• _WHAT YOU SHOULD DO_: Pictures aside, repeat every entry exactly.

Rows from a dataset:
★ ★ ★ ★ ★ ★ ★

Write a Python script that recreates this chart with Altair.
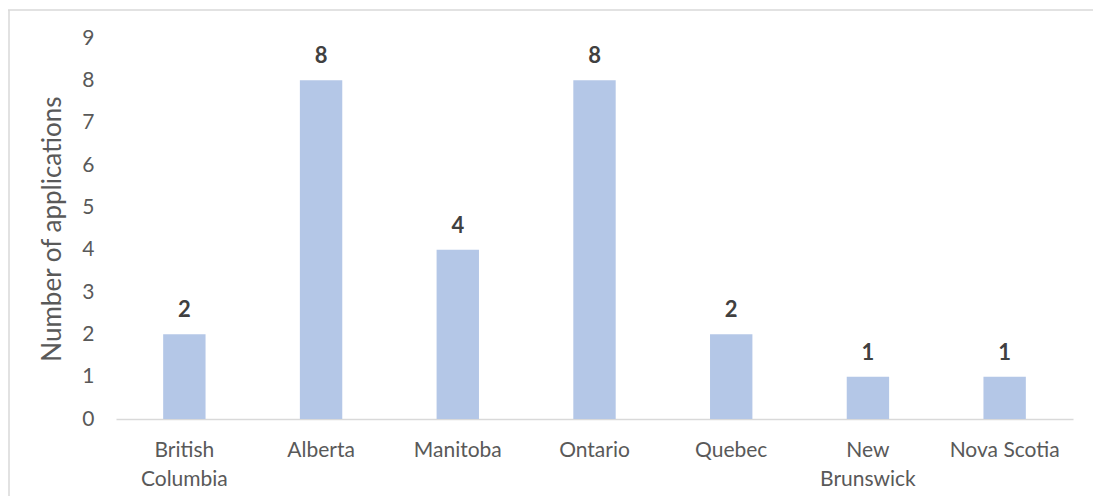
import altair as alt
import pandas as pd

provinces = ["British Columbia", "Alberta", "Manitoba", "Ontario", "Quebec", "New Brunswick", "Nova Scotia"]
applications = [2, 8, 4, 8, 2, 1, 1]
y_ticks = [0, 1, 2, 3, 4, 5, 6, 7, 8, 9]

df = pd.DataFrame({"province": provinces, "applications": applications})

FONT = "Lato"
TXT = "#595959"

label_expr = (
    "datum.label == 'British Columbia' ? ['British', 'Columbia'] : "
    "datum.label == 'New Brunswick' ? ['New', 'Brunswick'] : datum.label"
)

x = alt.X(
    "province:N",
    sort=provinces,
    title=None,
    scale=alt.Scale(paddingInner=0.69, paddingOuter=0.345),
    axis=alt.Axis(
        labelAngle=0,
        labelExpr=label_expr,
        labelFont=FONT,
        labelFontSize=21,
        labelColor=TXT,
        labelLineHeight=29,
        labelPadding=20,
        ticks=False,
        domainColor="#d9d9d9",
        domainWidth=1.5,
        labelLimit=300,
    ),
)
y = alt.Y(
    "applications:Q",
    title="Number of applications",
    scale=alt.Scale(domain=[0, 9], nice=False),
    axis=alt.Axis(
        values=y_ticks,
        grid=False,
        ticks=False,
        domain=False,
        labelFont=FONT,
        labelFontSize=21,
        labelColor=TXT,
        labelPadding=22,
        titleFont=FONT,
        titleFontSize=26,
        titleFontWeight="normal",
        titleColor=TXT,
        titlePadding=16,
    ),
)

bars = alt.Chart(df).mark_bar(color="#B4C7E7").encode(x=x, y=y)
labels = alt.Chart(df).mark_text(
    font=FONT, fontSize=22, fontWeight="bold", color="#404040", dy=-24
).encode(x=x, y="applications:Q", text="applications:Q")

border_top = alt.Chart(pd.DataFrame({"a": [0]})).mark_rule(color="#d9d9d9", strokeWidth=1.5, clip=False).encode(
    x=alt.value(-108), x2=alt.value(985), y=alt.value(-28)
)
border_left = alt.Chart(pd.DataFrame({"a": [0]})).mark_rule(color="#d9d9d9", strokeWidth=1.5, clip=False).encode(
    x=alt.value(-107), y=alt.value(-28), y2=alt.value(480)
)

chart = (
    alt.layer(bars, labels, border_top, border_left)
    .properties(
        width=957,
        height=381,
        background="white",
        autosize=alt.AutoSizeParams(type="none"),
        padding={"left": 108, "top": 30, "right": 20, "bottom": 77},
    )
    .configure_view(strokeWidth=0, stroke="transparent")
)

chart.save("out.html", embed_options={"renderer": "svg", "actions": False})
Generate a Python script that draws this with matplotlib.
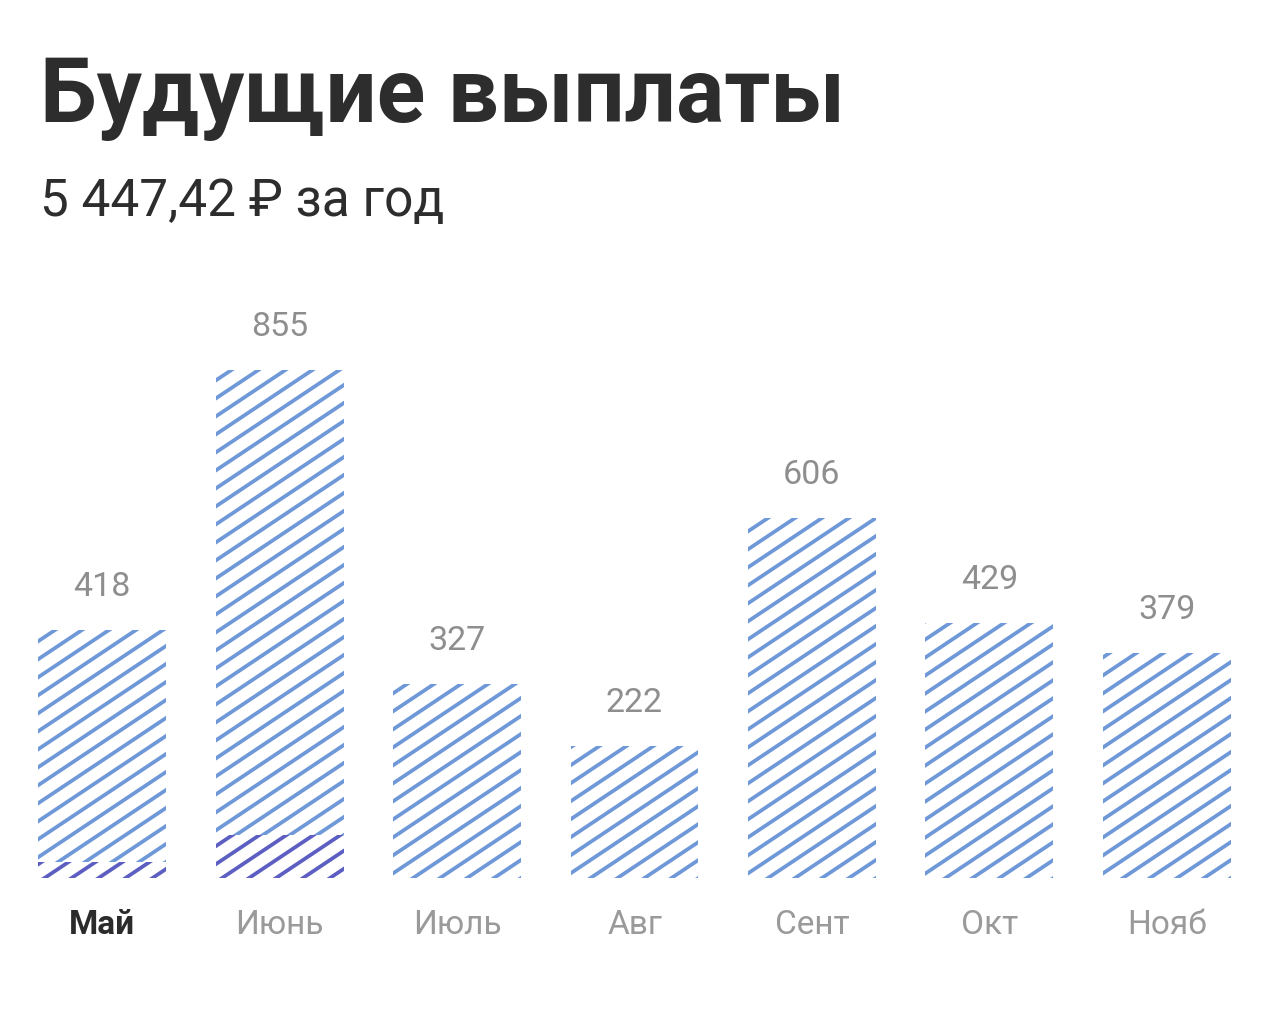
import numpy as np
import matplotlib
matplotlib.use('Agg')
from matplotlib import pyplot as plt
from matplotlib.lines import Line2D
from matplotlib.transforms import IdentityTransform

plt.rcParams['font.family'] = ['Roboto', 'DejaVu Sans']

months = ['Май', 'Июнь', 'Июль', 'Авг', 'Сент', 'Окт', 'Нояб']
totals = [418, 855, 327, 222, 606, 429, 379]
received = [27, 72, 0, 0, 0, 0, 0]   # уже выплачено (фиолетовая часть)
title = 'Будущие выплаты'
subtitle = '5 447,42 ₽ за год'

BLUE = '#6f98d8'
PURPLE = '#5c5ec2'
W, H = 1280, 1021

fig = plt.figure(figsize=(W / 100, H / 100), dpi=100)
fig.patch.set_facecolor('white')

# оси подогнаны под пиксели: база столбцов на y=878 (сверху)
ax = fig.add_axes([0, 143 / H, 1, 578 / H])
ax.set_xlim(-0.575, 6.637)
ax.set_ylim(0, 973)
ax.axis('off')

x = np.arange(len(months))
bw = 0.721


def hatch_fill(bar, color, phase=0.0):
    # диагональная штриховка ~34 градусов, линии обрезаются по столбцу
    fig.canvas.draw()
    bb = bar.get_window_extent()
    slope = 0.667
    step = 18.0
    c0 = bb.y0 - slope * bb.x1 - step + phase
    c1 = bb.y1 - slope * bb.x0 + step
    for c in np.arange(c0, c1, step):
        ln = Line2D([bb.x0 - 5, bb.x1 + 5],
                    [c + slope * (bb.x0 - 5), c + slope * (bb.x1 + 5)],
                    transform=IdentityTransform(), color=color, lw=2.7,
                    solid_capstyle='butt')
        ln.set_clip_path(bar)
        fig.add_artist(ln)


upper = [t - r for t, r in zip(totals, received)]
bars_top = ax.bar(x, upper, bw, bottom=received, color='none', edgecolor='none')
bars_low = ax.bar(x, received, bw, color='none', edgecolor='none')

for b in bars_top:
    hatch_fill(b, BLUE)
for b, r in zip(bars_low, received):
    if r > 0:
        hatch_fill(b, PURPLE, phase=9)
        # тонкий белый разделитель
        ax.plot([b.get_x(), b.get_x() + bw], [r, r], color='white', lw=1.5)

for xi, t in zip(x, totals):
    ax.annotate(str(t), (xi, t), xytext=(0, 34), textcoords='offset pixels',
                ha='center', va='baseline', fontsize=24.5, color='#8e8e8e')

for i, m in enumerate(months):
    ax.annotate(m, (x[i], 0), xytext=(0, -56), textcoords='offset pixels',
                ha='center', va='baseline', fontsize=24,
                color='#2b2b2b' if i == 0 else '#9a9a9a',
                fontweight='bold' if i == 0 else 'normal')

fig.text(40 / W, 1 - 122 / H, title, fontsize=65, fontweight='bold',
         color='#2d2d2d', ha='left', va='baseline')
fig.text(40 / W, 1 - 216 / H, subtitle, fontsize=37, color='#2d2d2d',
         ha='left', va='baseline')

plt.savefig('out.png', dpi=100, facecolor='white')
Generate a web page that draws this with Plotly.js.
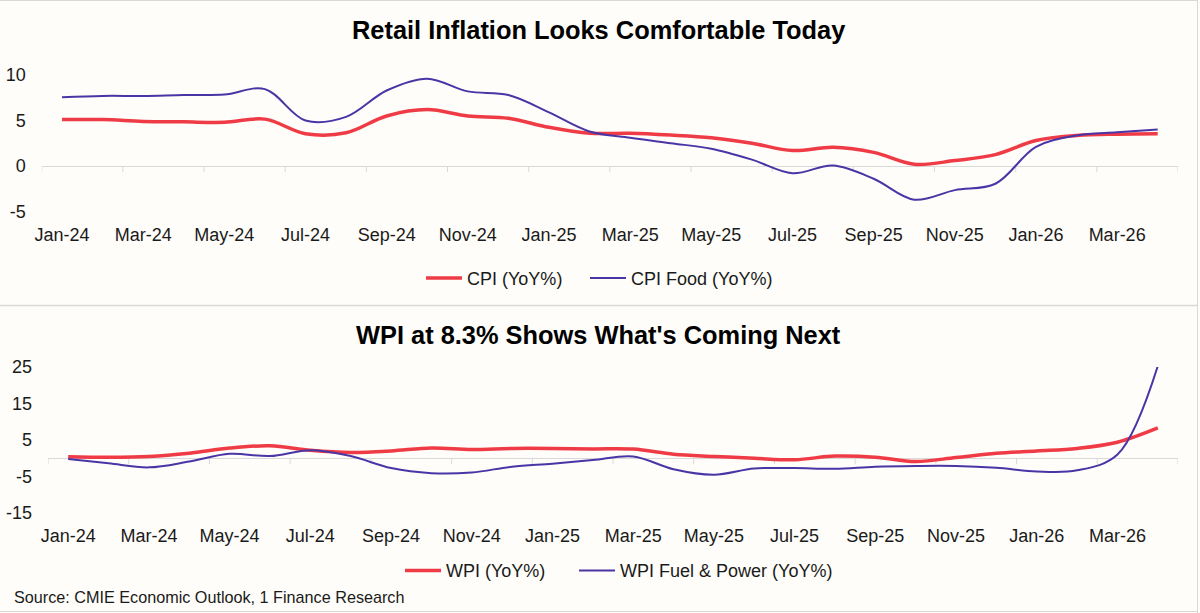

★ ★ ★ ★ ★ ★ ★

• _COMPLETE OUTPUT_:
Write a Python script that recreates this chart with Altair.
import altair as alt
import pandas as pd

provinces = ["British Columbia", "Alberta", "Manitoba", "Ontario", "Quebec", "New Brunswick", "Nova Scotia"]
applications = [2, 8, 4, 8, 2, 1, 1]
y_ticks = [0, 1, 2, 3, 4, 5, 6, 7, 8, 9]

df = pd.DataFrame({"province": provinces, "applications": applications})

FONT = "Lato"
TXT = "#595959"

label_expr = (
    "datum.label == 'British Columbia' ? ['British', 'Columbia'] : "
    "datum.label == 'New Brunswick' ? ['New', 'Brunswick'] : datum.label"
)

x = alt.X(
    "province:N",
    sort=provinces,
    title=None,
    scale=alt.Scale(paddingInner=0.69, paddingOuter=0.345),
    axis=alt.Axis(
        labelAngle=0,
        labelExpr=label_expr,
        labelFont=FONT,
        labelFontSize=21,
        labelColor=TXT,
        labelLineHeight=29,
        labelPadding=20,
        ticks=False,
        domainColor="#d9d9d9",
        domainWidth=1.5,
        labelLimit=300,
    ),
)
y = alt.Y(
    "applications:Q",
    title="Number of applications",
    scale=alt.Scale(domain=[0, 9], nice=False),
    axis=alt.Axis(
        values=y_ticks,
        grid=False,
        ticks=False,
        domain=False,
        labelFont=FONT,
        labelFontSize=21,
        labelColor=TXT,
        labelPadding=22,
        titleFont=FONT,
        titleFontSize=26,
        titleFontWeight="normal",
        titleColor=TXT,
        titlePadding=16,
    ),
)

bars = alt.Chart(df).mark_bar(color="#B4C7E7").encode(x=x, y=y)
labels = alt.Chart(df).mark_text(
    font=FONT, fontSize=22, fontWeight="bold", color="#404040", dy=-24
).encode(x=x, y="applications:Q", text="applications:Q")

border_top = alt.Chart(pd.DataFrame({"a": [0]})).mark_rule(color="#d9d9d9", strokeWidth=1.5, clip=False).encode(
    x=alt.value(-108), x2=alt.value(985), y=alt.value(-28)
)
border_left = alt.Chart(pd.DataFrame({"a": [0]})).mark_rule(color="#d9d9d9", strokeWidth=1.5, clip=False).encode(
    x=alt.value(-107), y=alt.value(-28), y2=alt.value(480)
)

chart = (
    alt.layer(bars, labels, border_top, border_left)
    .properties(
        width=957,
        height=381,
        background="white",
        autosize=alt.AutoSizeParams(type="none"),
        padding={"left": 108, "top": 30, "right": 20, "bottom": 77},
    )
    .configure_view(strokeWidth=0, stroke="transparent")
)

chart.save("out.html", embed_options={"renderer": "svg", "actions": False})
Generate a Python script that draws this with matplotlib.
import numpy as np
import matplotlib
matplotlib.use('Agg')
from matplotlib import pyplot as plt
from matplotlib.lines import Line2D
from matplotlib.transforms import IdentityTransform

plt.rcParams['font.family'] = ['Roboto', 'DejaVu Sans']

months = ['Май', 'Июнь', 'Июль', 'Авг', 'Сент', 'Окт', 'Нояб']
totals = [418, 855, 327, 222, 606, 429, 379]
received = [27, 72, 0, 0, 0, 0, 0]   # уже выплачено (фиолетовая часть)
title = 'Будущие выплаты'
subtitle = '5 447,42 ₽ за год'

BLUE = '#6f98d8'
PURPLE = '#5c5ec2'
W, H = 1280, 1021

fig = plt.figure(figsize=(W / 100, H / 100), dpi=100)
fig.patch.set_facecolor('white')

# оси подогнаны под пиксели: база столбцов на y=878 (сверху)
ax = fig.add_axes([0, 143 / H, 1, 578 / H])
ax.set_xlim(-0.575, 6.637)
ax.set_ylim(0, 973)
ax.axis('off')

x = np.arange(len(months))
bw = 0.721


def hatch_fill(bar, color, phase=0.0):
    # диагональная штриховка ~34 градусов, линии обрезаются по столбцу
    fig.canvas.draw()
    bb = bar.get_window_extent()
    slope = 0.667
    step = 18.0
    c0 = bb.y0 - slope * bb.x1 - step + phase
    c1 = bb.y1 - slope * bb.x0 + step
    for c in np.arange(c0, c1, step):
        ln = Line2D([bb.x0 - 5, bb.x1 + 5],
                    [c + slope * (bb.x0 - 5), c + slope * (bb.x1 + 5)],
                    transform=IdentityTransform(), color=color, lw=2.7,
                    solid_capstyle='butt')
        ln.set_clip_path(bar)
        fig.add_artist(ln)


upper = [t - r for t, r in zip(totals, received)]
bars_top = ax.bar(x, upper, bw, bottom=received, color='none', edgecolor='none')
bars_low = ax.bar(x, received, bw, color='none', edgecolor='none')

for b in bars_top:
    hatch_fill(b, BLUE)
for b, r in zip(bars_low, received):
    if r > 0:
        hatch_fill(b, PURPLE, phase=9)
        # тонкий белый разделитель
        ax.plot([b.get_x(), b.get_x() + bw], [r, r], color='white', lw=1.5)

for xi, t in zip(x, totals):
    ax.annotate(str(t), (xi, t), xytext=(0, 34), textcoords='offset pixels',
                ha='center', va='baseline', fontsize=24.5, color='#8e8e8e')

for i, m in enumerate(months):
    ax.annotate(m, (x[i], 0), xytext=(0, -56), textcoords='offset pixels',
                ha='center', va='baseline', fontsize=24,
                color='#2b2b2b' if i == 0 else '#9a9a9a',
                fontweight='bold' if i == 0 else 'normal')

fig.text(40 / W, 1 - 122 / H, title, fontsize=65, fontweight='bold',
         color='#2d2d2d', ha='left', va='baseline')
fig.text(40 / W, 1 - 216 / H, subtitle, fontsize=37, color='#2d2d2d',
         ha='left', va='baseline')

plt.savefig('out.png', dpi=100, facecolor='white')
Generate a web page that draws this with Plotly.js.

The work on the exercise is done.